The Habit of Happiness was the first of many films that director and star would make together, and the association was to prove fruitful. Dwan was a skilled and sensitive director, although he was never truly considered an auteur. But for Fairbanks, this was one of his strengths. He was cooperative, creative, and collaborative. Kevin Brownlow noted in 1962, “Douglas Fairbanks, Senior employed a number of directors, almost all of whom m
ade their best pictures under his control. But once away from Fairbanks they were never really able to repeat this success.” These are strong words; even stronger are those of his son: “My father had great respect for directors of other pictures, but none for those of his own. These were largely friends who would carry out exactly what he wanted.”

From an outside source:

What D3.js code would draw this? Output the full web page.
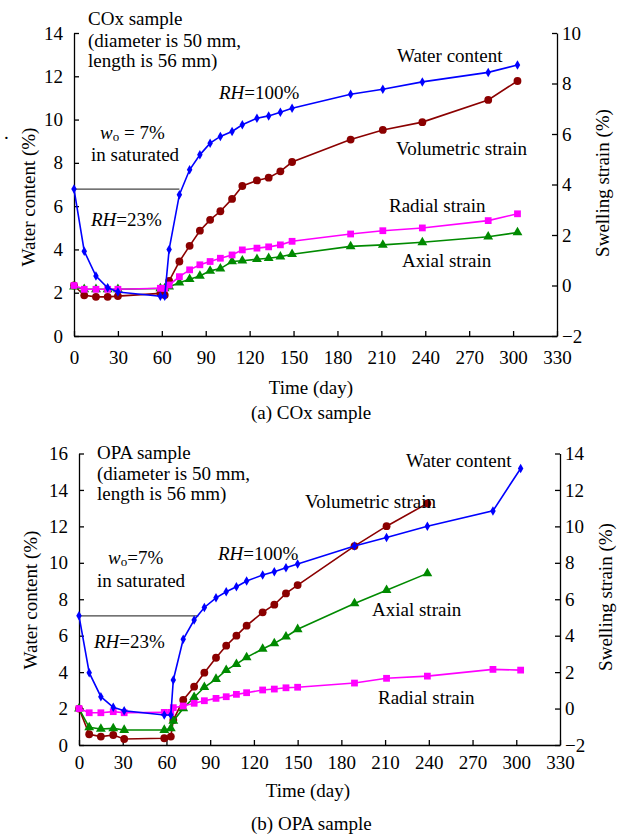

This does, perhaps, a disservice to men like Victor Fleming*2 and Allan Dwan—particularly, perhaps, to Dwan. What Dwan brought to Fairbanks was the idea that his stunts should not demonstrate the extreme of what the star was capable of accomplishing but that they should look unforced. “When Doug did any of his stunts, he was essentially graceful. That’s one thing he struggled for and I insisted on: there was never to be any evidence of an effort on his part,” said Dwan. “He floated through the air, and everything we did was based on measurement of his reach. Heights of tables, heights of stair rises; we had stairs specially built so he would gracefully go up and down them. . . . He could take three of them without effort and anybody else would be stretching.” Dwan, an engineer, would help Fairbanks design the setup for the stunts so that his leaps would become graceful arcs across space, almost balletic in their control. “Stuntmen have tried to imitate him and it always looks like a stunt when they do it. With him, it always looked very natural.” In time, this tendency would grow, reaching its apogee in The Thief of Bagdad, where the star’s movements were dancelike throughout the film, not merely in the stunts.
But this was to come. Fairbanks was still learning. “At Triangle, he was studying the business, finding his errors, watching what was being done, choosing what he thought was good, eliminating what wasn’t and planning for the future,” said Dwan. “Dreaming up things he ought to do.” The dreams caught hold. He would soon make much better films than The Habit of Happiness.